[START Data lines]

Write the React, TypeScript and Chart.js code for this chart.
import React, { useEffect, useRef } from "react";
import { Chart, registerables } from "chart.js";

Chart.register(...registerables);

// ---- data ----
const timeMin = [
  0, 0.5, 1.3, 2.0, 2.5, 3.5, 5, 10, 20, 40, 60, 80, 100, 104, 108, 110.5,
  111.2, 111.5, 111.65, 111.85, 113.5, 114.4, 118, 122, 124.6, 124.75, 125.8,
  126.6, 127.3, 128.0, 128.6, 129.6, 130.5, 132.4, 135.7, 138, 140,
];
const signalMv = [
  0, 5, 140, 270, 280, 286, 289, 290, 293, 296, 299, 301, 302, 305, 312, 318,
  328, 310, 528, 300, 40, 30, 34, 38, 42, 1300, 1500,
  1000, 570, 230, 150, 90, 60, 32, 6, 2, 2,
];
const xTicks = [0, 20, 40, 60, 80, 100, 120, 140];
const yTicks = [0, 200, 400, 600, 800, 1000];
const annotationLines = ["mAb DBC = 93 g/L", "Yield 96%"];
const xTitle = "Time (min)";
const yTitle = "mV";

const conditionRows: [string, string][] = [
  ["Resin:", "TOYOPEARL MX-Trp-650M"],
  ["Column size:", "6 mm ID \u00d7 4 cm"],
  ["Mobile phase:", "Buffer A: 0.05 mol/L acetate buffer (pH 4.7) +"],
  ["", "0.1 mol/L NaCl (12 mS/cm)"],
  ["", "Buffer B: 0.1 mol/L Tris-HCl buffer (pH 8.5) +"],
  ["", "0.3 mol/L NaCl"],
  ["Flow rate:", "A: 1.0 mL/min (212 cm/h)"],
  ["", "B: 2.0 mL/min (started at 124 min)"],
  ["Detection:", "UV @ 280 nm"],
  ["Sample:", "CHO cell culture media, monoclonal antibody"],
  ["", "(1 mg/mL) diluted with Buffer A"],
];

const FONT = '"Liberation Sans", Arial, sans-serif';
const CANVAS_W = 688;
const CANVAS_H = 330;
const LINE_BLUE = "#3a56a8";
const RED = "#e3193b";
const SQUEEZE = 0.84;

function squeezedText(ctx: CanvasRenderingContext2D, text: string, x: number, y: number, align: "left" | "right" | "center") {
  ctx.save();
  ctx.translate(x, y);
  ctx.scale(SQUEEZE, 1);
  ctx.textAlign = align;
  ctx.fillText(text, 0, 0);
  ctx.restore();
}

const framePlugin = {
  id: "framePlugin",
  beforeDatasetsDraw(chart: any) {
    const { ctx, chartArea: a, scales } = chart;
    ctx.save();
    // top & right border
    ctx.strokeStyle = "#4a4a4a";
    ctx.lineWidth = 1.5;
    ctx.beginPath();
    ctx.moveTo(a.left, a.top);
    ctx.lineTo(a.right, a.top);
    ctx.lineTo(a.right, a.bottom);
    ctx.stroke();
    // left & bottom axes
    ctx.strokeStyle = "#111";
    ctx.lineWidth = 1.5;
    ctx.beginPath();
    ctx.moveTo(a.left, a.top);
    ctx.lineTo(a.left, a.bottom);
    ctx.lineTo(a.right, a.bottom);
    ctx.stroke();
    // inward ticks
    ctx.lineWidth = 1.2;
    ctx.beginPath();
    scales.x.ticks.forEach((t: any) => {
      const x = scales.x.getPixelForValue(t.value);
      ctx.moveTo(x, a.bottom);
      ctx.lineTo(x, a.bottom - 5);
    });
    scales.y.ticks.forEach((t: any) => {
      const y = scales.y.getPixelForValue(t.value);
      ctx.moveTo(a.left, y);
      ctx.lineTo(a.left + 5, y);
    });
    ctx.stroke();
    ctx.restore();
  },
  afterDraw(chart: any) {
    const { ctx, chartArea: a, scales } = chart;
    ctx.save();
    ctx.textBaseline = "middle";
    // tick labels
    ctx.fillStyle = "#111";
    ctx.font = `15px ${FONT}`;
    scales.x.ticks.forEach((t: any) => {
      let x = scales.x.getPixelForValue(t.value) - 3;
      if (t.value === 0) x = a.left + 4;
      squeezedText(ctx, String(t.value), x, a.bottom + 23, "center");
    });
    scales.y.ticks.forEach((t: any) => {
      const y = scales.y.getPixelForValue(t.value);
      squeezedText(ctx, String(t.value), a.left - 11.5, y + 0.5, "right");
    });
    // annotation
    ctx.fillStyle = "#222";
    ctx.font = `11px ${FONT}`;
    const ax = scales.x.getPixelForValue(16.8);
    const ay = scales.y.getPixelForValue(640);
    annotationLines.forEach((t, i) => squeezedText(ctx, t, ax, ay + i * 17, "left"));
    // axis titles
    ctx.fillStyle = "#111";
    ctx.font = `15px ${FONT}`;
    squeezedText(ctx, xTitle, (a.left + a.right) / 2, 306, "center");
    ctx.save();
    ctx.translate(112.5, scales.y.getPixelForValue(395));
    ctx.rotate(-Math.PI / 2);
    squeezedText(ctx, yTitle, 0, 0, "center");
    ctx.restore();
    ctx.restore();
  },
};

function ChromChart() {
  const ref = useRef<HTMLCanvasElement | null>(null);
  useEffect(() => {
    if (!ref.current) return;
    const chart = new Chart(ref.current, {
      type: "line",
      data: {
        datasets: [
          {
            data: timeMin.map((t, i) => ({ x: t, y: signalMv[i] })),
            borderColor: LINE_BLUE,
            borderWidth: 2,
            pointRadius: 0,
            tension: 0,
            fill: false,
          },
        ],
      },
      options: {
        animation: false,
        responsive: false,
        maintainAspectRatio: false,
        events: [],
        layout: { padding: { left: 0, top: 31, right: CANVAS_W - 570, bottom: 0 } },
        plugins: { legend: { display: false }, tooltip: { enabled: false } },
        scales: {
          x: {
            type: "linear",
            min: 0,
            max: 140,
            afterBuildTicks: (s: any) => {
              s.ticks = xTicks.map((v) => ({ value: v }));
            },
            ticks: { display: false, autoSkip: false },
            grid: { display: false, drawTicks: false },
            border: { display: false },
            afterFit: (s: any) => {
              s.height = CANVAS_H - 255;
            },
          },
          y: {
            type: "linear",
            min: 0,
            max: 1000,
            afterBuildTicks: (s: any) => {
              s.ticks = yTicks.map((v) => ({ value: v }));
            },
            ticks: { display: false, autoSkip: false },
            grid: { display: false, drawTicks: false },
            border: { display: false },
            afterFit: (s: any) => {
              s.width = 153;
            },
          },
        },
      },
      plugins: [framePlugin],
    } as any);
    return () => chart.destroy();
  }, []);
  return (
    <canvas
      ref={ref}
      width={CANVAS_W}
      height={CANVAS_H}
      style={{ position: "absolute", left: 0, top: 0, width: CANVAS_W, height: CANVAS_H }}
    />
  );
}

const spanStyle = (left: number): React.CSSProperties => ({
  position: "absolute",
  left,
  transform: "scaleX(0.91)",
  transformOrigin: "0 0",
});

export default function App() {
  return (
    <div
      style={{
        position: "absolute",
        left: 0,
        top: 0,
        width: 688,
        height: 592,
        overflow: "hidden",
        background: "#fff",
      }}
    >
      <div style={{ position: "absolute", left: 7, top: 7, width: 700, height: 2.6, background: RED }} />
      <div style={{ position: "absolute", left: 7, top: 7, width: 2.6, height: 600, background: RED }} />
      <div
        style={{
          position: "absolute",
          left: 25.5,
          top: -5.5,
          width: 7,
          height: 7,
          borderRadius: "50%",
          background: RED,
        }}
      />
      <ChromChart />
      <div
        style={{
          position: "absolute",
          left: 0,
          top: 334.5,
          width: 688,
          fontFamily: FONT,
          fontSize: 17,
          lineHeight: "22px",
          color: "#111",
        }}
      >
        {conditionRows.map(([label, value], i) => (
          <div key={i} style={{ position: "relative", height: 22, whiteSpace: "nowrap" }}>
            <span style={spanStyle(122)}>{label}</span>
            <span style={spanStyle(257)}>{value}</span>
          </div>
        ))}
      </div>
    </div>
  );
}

[END Data lines]

Your answer should be exactly the lines of the data above, from the first through the line containing "Chart.register(...registerables);".

▶ Response to this task:
Write the React, TypeScript and Chart.js code for this chart.
import React, { useEffect, useRef } from "react";
import { Chart, registerables } from "chart.js";

Chart.register(...registerables);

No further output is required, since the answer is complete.